In particolare, con riferimento alla figura della contraddittorietà tra atti del procedimento, si è affermato che l’eccesso di potere si può rinvenire solo allorquando sussista tra più atti successivi un contrasto inconciliabile tale da far sorgere dubbi su quale sia l’effettiva volontà dell’amministrazione (Cons. Stato, sez. IV, n. 5013 del 2004).
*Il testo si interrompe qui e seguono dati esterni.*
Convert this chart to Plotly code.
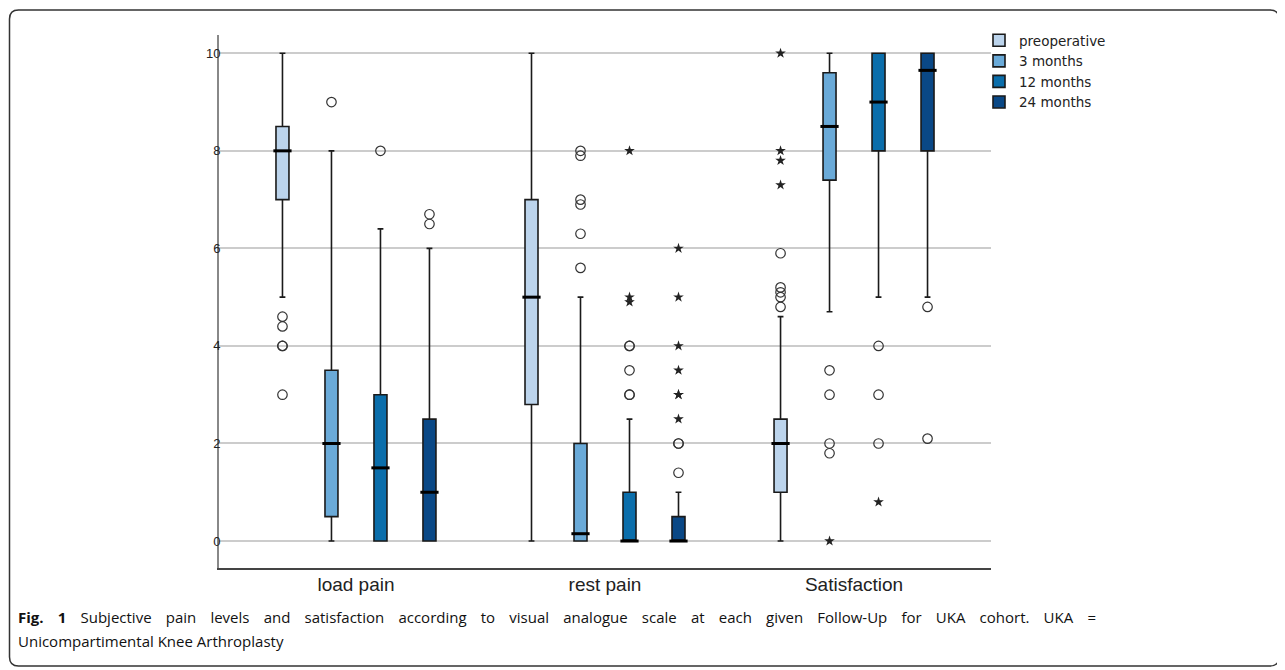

Il Consiglio ha inoltre affermato che il vizio di eccesso di potere per contraddittorietà non si configura:
- i) quando si tratta di provvedimenti “contraddittori” che, pur riguardanti lo stesso oggetto, siano adottati all’esito di procedimenti indipendenti adottati e ad intervalli di tempo l’uno dall’altro (Cons. Stato, sez. VI, 19 ottobre 2022, n. 8908; sez. V, 31 dicembre 2018 n. 7315; Sez. V, 5 settembre 2011 n. 4982);
- ii) quando si tratta di atti endoprocedimentali “contraddittori” che non hanno di per sé rilevanza esterna, avendo “la possibilità per la PA di orientarsi nel corso del procedimento (o di provvedimenti avviati sui medesimi presupposti) diversamente e meglio, nel suo discrezionale apprezzamento, perseguendo la miglior cura dell’interesse pubblico nei limiti previsti dalla legge e salvo il sindacato del GA” (cfr. Cons. Stato, sez. VI, 24 maggio 2019 n. 3420, in un caso relativo ad un preteso contrasto fra due differenti proposte [la prima, di revoca parziale; la seconda, di revoca totale], delle quali poi soltanto la seconda aveva condotto all’emanazione del procedimento);
iii) quando il raffronto da cui si ingenera la dedotta “contraddittorietà” è operato fra le diverse fasi del medesimo procedimento (Cons. Stato, sez. IV, 7 febbraio 2023 n. 1322, che muove dal principio di diritto affermato dal precedente di sezione n. 3420 del 2019, appena citato);
- iv) quando si tratti di due diversi atti che, ancorché inerenti al medesimo oggetto, provengano da uffici diversi e non entrambi competenti a provvedere o siano espressione di poteri differenti (Cons. Stato, sez. IV, 6 luglio 2004, n. 5013, che, nell’ambito del subprocedimento di verifica di anomalia dell’offerta, ha ritenuto insussistente il contrasto fra il parere di mera accettabilità dei giustificativi presentati da un’impresa, emanato dalla commissione consultiva e la valutazione tecnica delle giustificazioni emanata dalla commissione tecnica, le cui conclusioni sono state fatte proprie dal responsabile unico del procedimento; cfr., anche, Cons. Stato, sez. V, 13 novembre 1995 n. 1558);
- v) allorquando il nuovo provvedimento dell’Amministrazione, diverso da quello pregresso, sia stato adottato alla stregua di presupposti in parte differenti concretatisi “medio tempore” (Cons. Stato, sez. V, 20 giugno 1987 n. 403).
Pertanto, la contraddittorietà non ricorre quando dagli atti del procedimento o dal provvedimento si possa ricostruire, con ragionevole certezza, quale fosse la volontà dell’amministrazione.